## TASK OBJECTIVE
Write out the full listing exactly as given, minus the images.

## INFORMATION PROVIDED
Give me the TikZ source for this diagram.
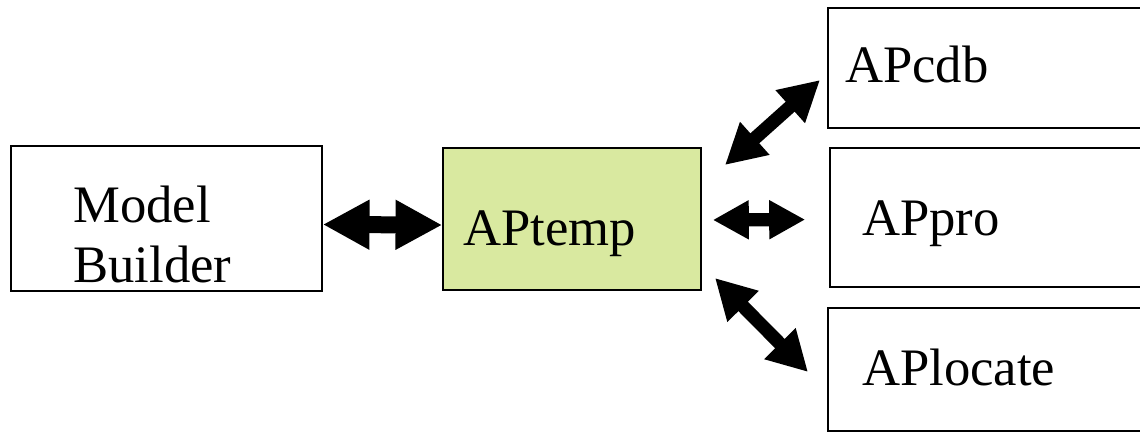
\documentclass[tikz,border=0pt]{standalone}
\usepackage{fontspec}
\setmainfont{Liberation Serif}
\newfontfamily\boxfont{Liberation Serif}
\usetikzlibrary{arrows.meta}

\definecolor{tempgreen}{HTML}{D9E9A0}

\tikzset{
  box/.style={draw=black, line width=1.2pt, rectangle, inner sep=0pt},
  lbl/.style={anchor=base west, inner sep=0pt, align=left,
    font=\boxfont\fontsize{39.5}{45}\selectfont},
  bigdbl/.style={line width=12.75pt,
    {Triangle[length=35pt,width=35pt]}-{Triangle[length=35pt,width=35pt]}},
  smalldbl/.style={line width=10pt,
    {Triangle[length=27pt,width=27.5pt]}-{Triangle[length=27pt,width=27.5pt]}},
  diagdbl/.style={line width=10pt,
    {Triangle[length=30pt,width=31pt]}-{Triangle[length=30pt,width=31pt]}}
}

\begin{document}
\begin{tikzpicture}[x=0.75pt, y=-0.75pt]

  % --- page ---
  \useasboundingbox (0,0) rectangle (1140,433);

  % --- boxes ---
  \node[box, minimum width=233.25pt, minimum height=108.75pt] (mb) at (166.5,218.5) {};
  \node[box, fill=tempgreen, minimum width=193.5pt, minimum height=106.5pt] (apt) at (572,219) {};
  \node[box, minimum width=237.75pt, minimum height=90pt] (cdb) at (986.5,68) {};
  \node[box, minimum width=236.25pt, minimum height=104.25pt] (pro) at (987.5,217.5) {};
  \node[box, minimum width=237.75pt, minimum height=92.25pt] (loc) at (986.5,369.5) {};

  % --- texts ---
  \node[lbl] (mbtext) at (73,282) {Model\\Builder};
  \node[lbl] (apttext) at (463,245) {APtemp};
  \node[lbl] (cdbtext) at (845,82) {APcdb};
  \node[lbl] (protext) at (862,235) {APpro};
  \node[lbl] (loctext) at (862,385) {APlocate};

  % --- free arrow ends ---
  \coordinate (cdbA) at (725,165);
  \coordinate (cdbB) at (820,80);
  \coordinate (locA) at (715,278);
  \coordinate (locB) at (808,372);

  % --- arrows ---
  \draw[bigdbl] ([yshift=-4.5pt]mb.east) -- ([yshift=-4.5pt]apt.west);
  \draw[smalldbl, shorten <=8.25pt, shorten >=18pt] ([yshift=-0.75pt]apt.east) -- ([yshift=-1.5pt]pro.west);
  \draw[diagdbl] (cdbA) -- (cdbB);
  \draw[diagdbl] (locA) -- (locB);

\end{tikzpicture}
\end{document}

## EXERCISE RESPONSE
Give me the TikZ source for this diagram.
\documentclass[tikz,border=0pt]{standalone}
\usepackage{fontspec}
\setmainfont{Liberation Serif}
\newfontfamily\boxfont{Liberation Serif}
\usetikzlibrary{arrows.meta}

\definecolor{tempgreen}{HTML}{D9E9A0}

\tikzset{
  box/.style={draw=black, line width=1.2pt, rectangle, inner sep=0pt},
  lbl/.style={anchor=base west, inner sep=0pt, align=left,
    font=\boxfont\fontsize{39.5}{45}\selectfont},
  bigdbl/.style={line width=12.75pt,
    {Triangle[length=35pt,width=35pt]}-{Triangle[length=35pt,width=35pt]}},
  smalldbl/.style={line width=10pt,
    {Triangle[length=27pt,width=27.5pt]}-{Triangle[length=27pt,width=27.5pt]}},
  diagdbl/.style={line width=10pt,
    {Triangle[length=30pt,width=31pt]}-{Triangle[length=30pt,width=31pt]}}
}

\begin{document}
\begin{tikzpicture}[x=0.75pt, y=-0.75pt]

  % --- page ---
  \useasboundingbox (0,0) rectangle (1140,433);

  % --- boxes ---
  \node[box, minimum width=233.25pt, minimum height=108.75pt] (mb) at (166.5,218.5) {};
  \node[box, fill=tempgreen, minimum width=193.5pt, minimum height=106.5pt] (apt) at (572,219) {};
  \node[box, minimum width=237.75pt, minimum height=90pt] (cdb) at (986.5,68) {};
  \node[box, minimum width=236.25pt, minimum height=104.25pt] (pro) at (987.5,217.5) {};
  \node[box, minimum width=237.75pt, minimum height=92.25pt] (loc) at (986.5,369.5) {};

  % --- texts ---
  \node[lbl] (mbtext) at (73,282) {Model\\Builder};
  \node[lbl] (apttext) at (463,245) {APtemp};
  \node[lbl] (cdbtext) at (845,82) {APcdb};
  \node[lbl] (protext) at (862,235) {APpro};
  \node[lbl] (loctext) at (862,385) {APlocate};

  % --- free arrow ends ---
  \coordinate (cdbA) at (725,165);
  \coordinate (cdbB) at (820,80);
  \coordinate (locA) at (715,278);
  \coordinate (locB) at (808,372);

  % --- arrows ---
  \draw[bigdbl] ([yshift=-4.5pt]mb.east) -- ([yshift=-4.5pt]apt.west);
  \draw[smalldbl, shorten <=8.25pt, shorten >=18pt] ([yshift=-0.75pt]apt.east) -- ([yshift=-1.5pt]pro.west);
  \draw[diagdbl] (cdbA) -- (cdbB);
  \draw[diagdbl] (locA) -- (locB);

\end{tikzpicture}
\end{document}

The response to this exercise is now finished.